The carpus is separated and cushioned from the distal ulna by the triangular fibrocartilage complex (TFCC). The TFCC extends from the distal radius to the ulnar fovea and the styloid. The TFCC is the primary stabilizer of the distal radial ulnar joint. In the ulnar neutral wrist, the ulnar carpal joint bears 18% of the load of the wrist. Increasing the length of the ulna has been shown to increase the load on the ulnar carpal joint. Increasing the length of the ulnar by 2.5 mm can increase the load to 42% of the total load on the wrist. Forearm pronation and grip both result in increased ulnar length. Resection of the wafer of distal ulna has been shown to decrease the ulnar carpal load transmission. Ulnar impaction syndrome is a common source of ulnar-sided wrist pain secondary to excessive load across the ulnar carpal joint (▶Fig. 83.1). It is usually associated with a positive ulnar wrist, although it can occur in any ulnar variation. Ulnar impaction is commonly associated with a tear of the TFCC (▶Fig. 83.2).
• Treatment of ulnar impaction syndrome is initially nonoperative with rest, splinting, NSAIDs (nonsteroidal anti-inflammatory drugs), and steroid injection.
• If conservative treatment options fail, surgery is recommended.
• Ulnar shortening osteotomy is considered the standard for surgical treatment.
• Complications of ulnar shortening osteotomy include nonunion, malunion, stiffness from prolonged immobilization, and long scars.

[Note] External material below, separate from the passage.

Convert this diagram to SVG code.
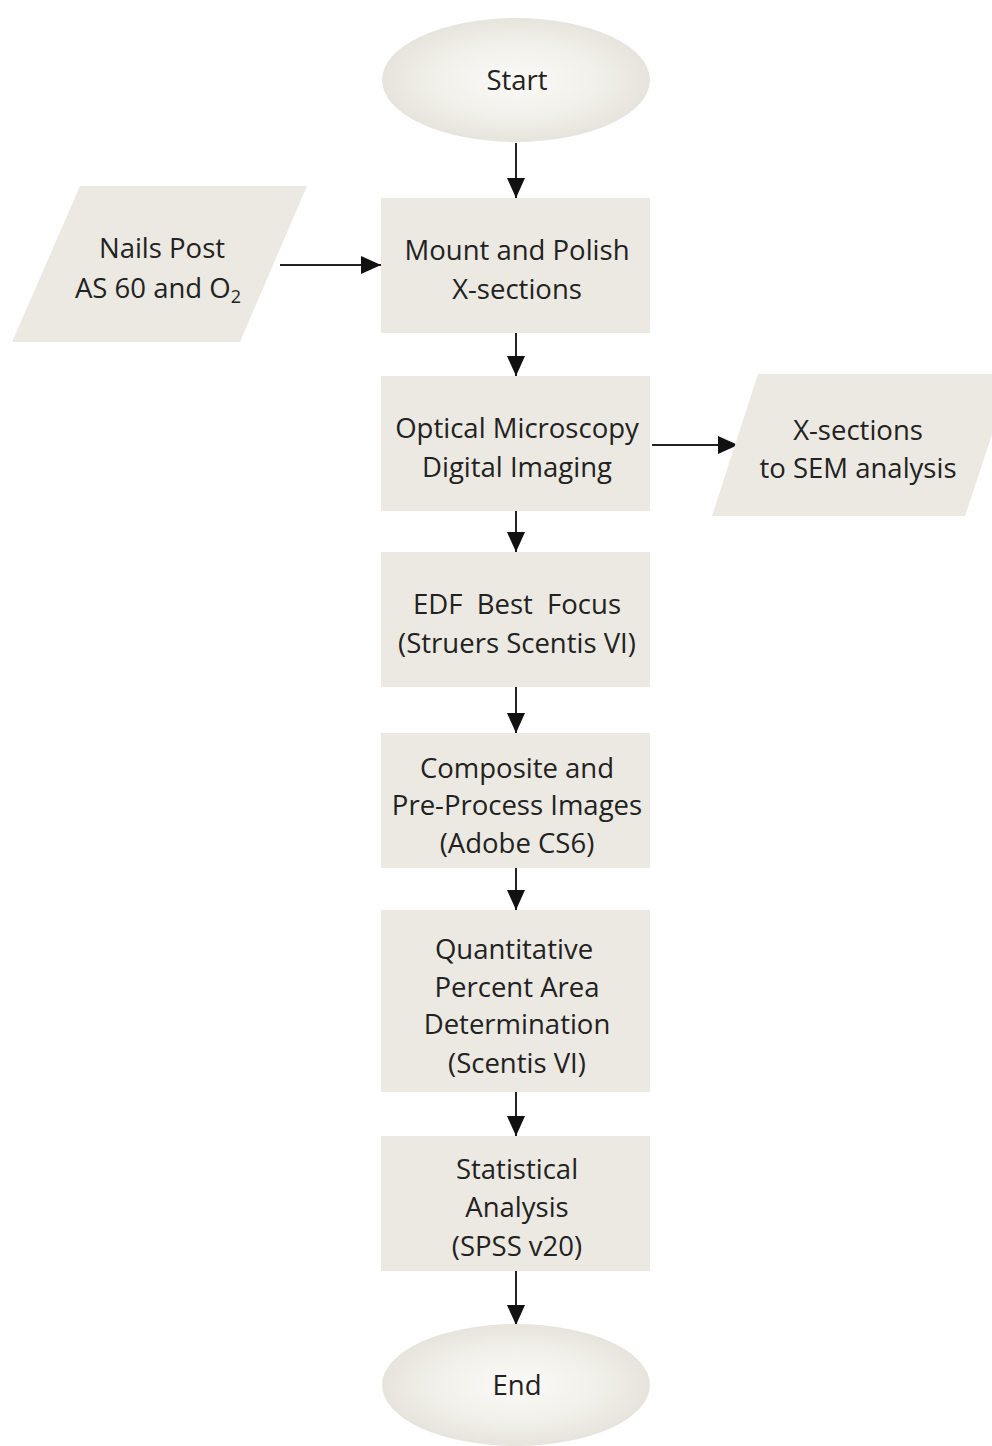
<svg xmlns="http://www.w3.org/2000/svg" width="992" height="1446" viewBox="0 0 992 1446">
<defs>
<radialGradient id="eg" cx="50%" cy="50%" r="50%">
<stop offset="0" stop-color="#fbfaf7"/>
<stop offset="0.6" stop-color="#f1f0ea"/>
<stop offset="1" stop-color="#e6e4dc"/>
</radialGradient>
<marker id="a" viewBox="0 0 20 20" refX="20" refY="10" markerWidth="20" markerHeight="20" markerUnits="userSpaceOnUse" orient="auto">
<path d="M0,1 L20,10 L0,19 z" fill="#111"/>
</marker>
</defs>
<style>
.box{fill:#ebe9e1}
.t{font-family:"Open Sans","Noto Sans",sans-serif;font-size:27.5px;fill:#222;text-anchor:middle}
.c{stroke:#222;stroke-width:2;fill:none;marker-end:url(#a)}
</style>
<rect width="992" height="1446" fill="#fff"/>
<g id="connectors">
<line class="c" x1="516" y1="143" x2="516" y2="198"/>
<line class="c" x1="280" y1="265" x2="381" y2="265"/>
<line class="c" x1="516" y1="333" x2="516" y2="376"/>
<line class="c" x1="652" y1="445" x2="738" y2="445"/>
<line class="c" x1="516" y1="511" x2="516" y2="552"/>
<line class="c" x1="516" y1="687" x2="516" y2="733"/>
<line class="c" x1="516" y1="868" x2="516" y2="910"/>
<line class="c" x1="516" y1="1092" x2="516" y2="1136"/>
<line class="c" x1="516" y1="1271" x2="516" y2="1325"/>
</g>
<g id="start">
<ellipse cx="516" cy="80" rx="134" ry="62" fill="url(#eg)"/>
<text class="t" x="517" y="90">Start</text>
</g>
<g id="nails">
<polygon class="box" points="80,186 307,186 240,342 12,342"/>
<text class="t" x="162" y="258">Nails Post</text>
<text class="t" x="158" y="298">AS 60 and O<tspan font-size="18" dy="5">2</tspan></text>
</g>
<g id="mount">
<rect class="box" x="381" y="198" width="269" height="135"/>
<text class="t" x="517" y="260">Mount and Polish</text>
<text class="t" x="517" y="299">X-sections</text>
</g>
<g id="optical">
<rect class="box" x="381" y="376" width="269" height="135"/>
<text class="t" x="517" y="438">Optical Microscopy</text>
<text class="t" x="517" y="477">Digital Imaging</text>
</g>
<g id="sem">
<polygon class="box" points="758,374 1012,374 965,516 712,516"/>
<text class="t" x="858" y="440">X-sections</text>
<text class="t" x="858" y="478">to SEM analysis</text>
</g>
<g id="edf">
<rect class="box" x="381" y="552" width="269" height="135"/>
<text class="t" x="517" y="614" xml:space="preserve">EDF  Best  Focus</text>
<text class="t" x="517" y="653">(Struers Scentis VI)</text>
</g>
<g id="composite">
<rect class="box" x="381" y="733" width="269" height="135"/>
<text class="t" x="517" y="778">Composite and</text>
<text class="t" x="517" y="815">Pre-Process Images</text>
<text class="t" x="517" y="853">(Adobe CS6)</text>
</g>
<g id="quantitative">
<rect class="box" x="381" y="910" width="269" height="182"/>
<text class="t" x="514" y="959">Quantitative</text>
<text class="t" x="517" y="997">Percent Area</text>
<text class="t" x="517" y="1034">Determination</text>
<text class="t" x="517" y="1073">(Scentis VI)</text>
</g>
<g id="statistical">
<rect class="box" x="381" y="1136" width="269" height="135"/>
<text class="t" x="517" y="1179">Statistical</text>
<text class="t" x="517" y="1217">Analysis</text>
<text class="t" x="517" y="1256">(SPSS v20)</text>
</g>
<g id="end">
<ellipse cx="516" cy="1385" rx="134" ry="61" fill="url(#eg)"/>
<text class="t" x="517" y="1395">End</text>
</g>
</svg>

• Distal ulnar wafer resection is a less invasive procedure that has been shown to effectively reduce the load on the ulnar carpal joint.
• Distal ulnar wafer resections can be performed through an open or arthroscopic approach.
• Systematic reviews have shown that the arthroscopic procedure is a viable option to ulnar-shortening osteotomy.
Surgery is performed under general or regional anesthesia, using an upper arm tourniquet (▶Fig. 83.3). Standard 3–4 and 4–5 (or 6U) portals are utilized. A 2.7- to 2.9-mm arthroscope is used to visualize the radial carpal joint (▶Fig. 83.4, ▶Video 83.1); a complete arthroscopic examination including evaluation of the midcarpal joint is important to evaluate the integrity of the scapholunate (SL) and LT ligaments. A defect is found in the TFCC in the cases of ulnar impaction syndrome. The arthroscopic shaver and radiofrequency debrider is used to debride the frayed edges of the TFCC. Once the TFCC is debrided, the ulnar head can be visualized through the defect. A 3.0-mm burr is used to remove the distal ulna. The diameter of the burr is used to assess proper bone excision. Pronation and supination of the wrist in the traction tower ensure uniform circumferential bone excision. Interoperative C-arm fluoroscopy is utilized to ensure complete bone removal. The incisions are closed with fast-absorbing gut sutures and the wrist is immobilized in a splint.